#### DATA SHOWN

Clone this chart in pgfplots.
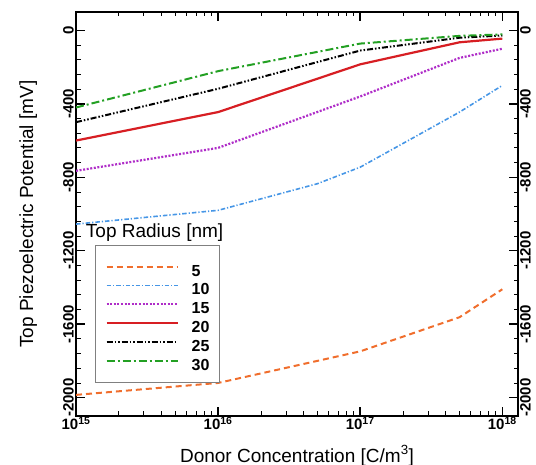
\documentclass[border=0pt]{standalone}
\usepackage{fontspec}
\setmainfont{Liberation Sans}
\usepackage{pgfplots}
\pgfplotsset{compat=1.18}
\definecolor{corange}{RGB}{240,110,45}
\definecolor{cblue}{RGB}{70,150,230}
\definecolor{cmag}{RGB}{175,45,200}
\definecolor{cred}{RGB}{215,30,35}
\definecolor{cgreen}{RGB}{35,160,35}
\newcommand{\tickfont}{\fontsize{15bp}{15bp}\selectfont\bfseries}
\newcommand{\tl}[1]{\mbox{\tickfont #1}}
\newcommand{\xl}[1]{\mbox{\tickfont 10\textsuperscript{#1}}}
\begin{document}
\begin{tikzpicture}
\useasboundingbox (-76bp,-49bp) rectangle (460bp,416bp);
\begin{axis}[
  at={(0,0)}, anchor=south west,
  width=442bp, height=404bp, scale only axis,
  xmode=log, xmin=1e15, xmax=1.29e18,
  ymin=-2100, ymax=100,
  xtick={1e15,1e16,1e17,1e18},
  xticklabels={\xl{15},\xl{16},\xl{17},\xl{18}},
  ytick={0,-400,-800,-1200,-1600,-2000},
  yticklabels={\tl{0},\tl{-400},\tl{-800},\tl{-1200},\tl{-1600},\tl{-2000}},
  minor y tick num=4,
  tick align=inside,
  major tick length=9bp, minor tick length=4.5bp,
  major tick style={line width=1.5bp, black},
  minor tick style={line width=0.8bp, black},
  axis line style={line width=1.6bp},
  xticklabel style={inner sep=1bp},
  yticklabel style={rotate=90, anchor=south, inner sep=2bp},
  xlabel={Donor Concentration [C/m\textsuperscript{3}]},
  ylabel={Top Piezoelectric Potential [mV]},
  xlabel style={font=\fontsize{19bp}{19bp}\selectfont, at={(axis description cs:0.5,-0.1139)}, anchor=base},
  ylabel style={font=\fontsize{19bp}{19bp}\selectfont, at={(axis description cs:-0.0973,0.5)}, anchor=base},
  legend cell align=left,
  legend image code/.code={\draw[#1] (0bp,0bp) -- (71bp,0bp);},
  legend style={at={(0.043,0.423)}, anchor=north west,
    draw=gray, line width=0.8bp, fill=white,
    inner xsep=10bp, inner ysep=12bp,
    font=\fontsize{16bp}{16bp}\selectfont\bfseries,
    column sep=13bp, row sep=0.3bp,
    nodes={inner sep=0pt, text height=18.5bp, text depth=0bp}},
]
\addplot[corange, line width=2bp, dash pattern=on 6bp off 4bp] coordinates {
 (1e15,-1985) (1e16,-1920) (1e17,-1748) (5e17,-1562) (1e18,-1410)};
\addlegendentry{5}
\addplot[cblue, line width=1.6bp, dash pattern=on 4.5bp off 2bp on 1.2bp off 2bp] coordinates {
 (1e15,-1055) (1e16,-980) (5e16,-835) (1e17,-745) (5e17,-445) (1e18,-300)};
\addlegendentry{10}
\addplot[cmag, line width=2.2bp, dash pattern=on 2bp off 1.6bp] coordinates {
 (1e15,-765) (1e16,-640) (1e17,-360) (5e17,-150) (1e18,-100)};
\addlegendentry{15}
\addplot[cred, line width=2.2bp] coordinates {
 (1e15,-600) (1e16,-445) (1e17,-185) (5e17,-65) (1e18,-45)};
\addlegendentry{20}
\addplot[black, line width=2bp, dash pattern=on 6bp off 2bp on 1.5bp off 2bp on 1.5bp off 2bp] coordinates {
 (1e15,-500) (1e16,-318) (1e17,-110) (5e17,-40) (1e18,-28)};
\addlegendentry{25}
\addplot[cgreen, line width=2bp, dash pattern=on 8bp off 3bp on 2bp off 3bp] coordinates {
 (1e15,-420) (1e16,-222) (1e17,-72) (5e17,-30) (1e18,-22)};
\addlegendentry{30}
\node[anchor=west, inner sep=0pt, font=\fontsize{19bp}{19bp}\selectfont] at (rel axis cs:0.022,0.453) {Top Radius [nm]};
\end{axis}
\begin{axis}[
  at={(0,0)}, anchor=south west,
  width=442bp, height=404bp, scale only axis,
  xmin=0, xmax=1, ymin=-2100, ymax=100,
  axis x line=none, axis y line*=right,
  ytick={0,-400,-800,-1200,-1600,-2000},
  yticklabels={\tl{0},\tl{-400},\tl{-800},\tl{-1200},\tl{-1600},\tl{-2000}},
  minor y tick num=4,
  tick align=inside,
  major tick length=9bp, minor tick length=4.5bp,
  major tick style={line width=1.5bp, black},
  minor tick style={line width=0.8bp, black},
  axis line style={line width=1.6bp, -},
  yticklabel style={rotate=90, anchor=north, inner sep=2bp},
]
\end{axis}
\end{tikzpicture}
\end{document}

#### AIM
Are you able to set down all the lines above exactly, without any pictures?

#### EXERCISE OUTPUT
Clone this chart in pgfplots.
\documentclass[border=0pt]{standalone}
\usepackage{fontspec}
\setmainfont{Liberation Sans}
\usepackage{pgfplots}
\pgfplotsset{compat=1.18}
\definecolor{corange}{RGB}{240,110,45}
\definecolor{cblue}{RGB}{70,150,230}
\definecolor{cmag}{RGB}{175,45,200}
\definecolor{cred}{RGB}{215,30,35}
\definecolor{cgreen}{RGB}{35,160,35}
\newcommand{\tickfont}{\fontsize{15bp}{15bp}\selectfont\bfseries}
\newcommand{\tl}[1]{\mbox{\tickfont #1}}
\newcommand{\xl}[1]{\mbox{\tickfont 10\textsuperscript{#1}}}
\begin{document}
\begin{tikzpicture}
\useasboundingbox (-76bp,-49bp) rectangle (460bp,416bp);
\begin{axis}[
  at={(0,0)}, anchor=south west,
  width=442bp, height=404bp, scale only axis,
  xmode=log, xmin=1e15, xmax=1.29e18,
  ymin=-2100, ymax=100,
  xtick={1e15,1e16,1e17,1e18},
  xticklabels={\xl{15},\xl{16},\xl{17},\xl{18}},
  ytick={0,-400,-800,-1200,-1600,-2000},
  yticklabels={\tl{0},\tl{-400},\tl{-800},\tl{-1200},\tl{-1600},\tl{-2000}},
  minor y tick num=4,
  tick align=inside,
  major tick length=9bp, minor tick length=4.5bp,
  major tick style={line width=1.5bp, black},
  minor tick style={line width=0.8bp, black},
  axis line style={line width=1.6bp},
  xticklabel style={inner sep=1bp},
  yticklabel style={rotate=90, anchor=south, inner sep=2bp},
  xlabel={Donor Concentration [C/m\textsuperscript{3}]},
  ylabel={Top Piezoelectric Potential [mV]},
  xlabel style={font=\fontsize{19bp}{19bp}\selectfont, at={(axis description cs:0.5,-0.1139)}, anchor=base},
  ylabel style={font=\fontsize{19bp}{19bp}\selectfont, at={(axis description cs:-0.0973,0.5)}, anchor=base},
  legend cell align=left,
  legend image code/.code={\draw[#1] (0bp,0bp) -- (71bp,0bp);},
  legend style={at={(0.043,0.423)}, anchor=north west,
    draw=gray, line width=0.8bp, fill=white,
    inner xsep=10bp, inner ysep=12bp,
    font=\fontsize{16bp}{16bp}\selectfont\bfseries,
    column sep=13bp, row sep=0.3bp,
    nodes={inner sep=0pt, text height=18.5bp, text depth=0bp}},
]
\addplot[corange, line width=2bp, dash pattern=on 6bp off 4bp] coordinates {
 (1e15,-1985) (1e16,-1920) (1e17,-1748) (5e17,-1562) (1e18,-1410)};
\addlegendentry{5}
\addplot[cblue, line width=1.6bp, dash pattern=on 4.5bp off 2bp on 1.2bp off 2bp] coordinates {
 (1e15,-1055) (1e16,-980) (5e16,-835) (1e17,-745) (5e17,-445) (1e18,-300)};
\addlegendentry{10}
\addplot[cmag, line width=2.2bp, dash pattern=on 2bp off 1.6bp] coordinates {
 (1e15,-765) (1e16,-640) (1e17,-360) (5e17,-150) (1e18,-100)};
\addlegendentry{15}
\addplot[cred, line width=2.2bp] coordinates {
 (1e15,-600) (1e16,-445) (1e17,-185) (5e17,-65) (1e18,-45)};
\addlegendentry{20}
\addplot[black, line width=2bp, dash pattern=on 6bp off 2bp on 1.5bp off 2bp on 1.5bp off 2bp] coordinates {
 (1e15,-500) (1e16,-318) (1e17,-110) (5e17,-40) (1e18,-28)};
\addlegendentry{25}
\addplot[cgreen, line width=2bp, dash pattern=on 8bp off 3bp on 2bp off 3bp] coordinates {
 (1e15,-420) (1e16,-222) (1e17,-72) (5e17,-30) (1e18,-22)};
\addlegendentry{30}
\node[anchor=west, inner sep=0pt, font=\fontsize{19bp}{19bp}\selectfont] at (rel axis cs:0.022,0.453) {Top Radius [nm]};
\end{axis}
\begin{axis}[
  at={(0,0)}, anchor=south west,
  width=442bp, height=404bp, scale only axis,
  xmin=0, xmax=1, ymin=-2100, ymax=100,
  axis x line=none, axis y line*=right,
  ytick={0,-400,-800,-1200,-1600,-2000},
  yticklabels={\tl{0},\tl{-400},\tl{-800},\tl{-1200},\tl{-1600},\tl{-2000}},
  minor y tick num=4,
  tick align=inside,
  major tick length=9bp, minor tick length=4.5bp,
  major tick style={line width=1.5bp, black},
  minor tick style={line width=0.8bp, black},
  axis line style={line width=1.6bp, -},
  yticklabel style={rotate=90, anchor=north, inner sep=2bp},
]
\end{axis}
\end{tikzpicture}
\end{document}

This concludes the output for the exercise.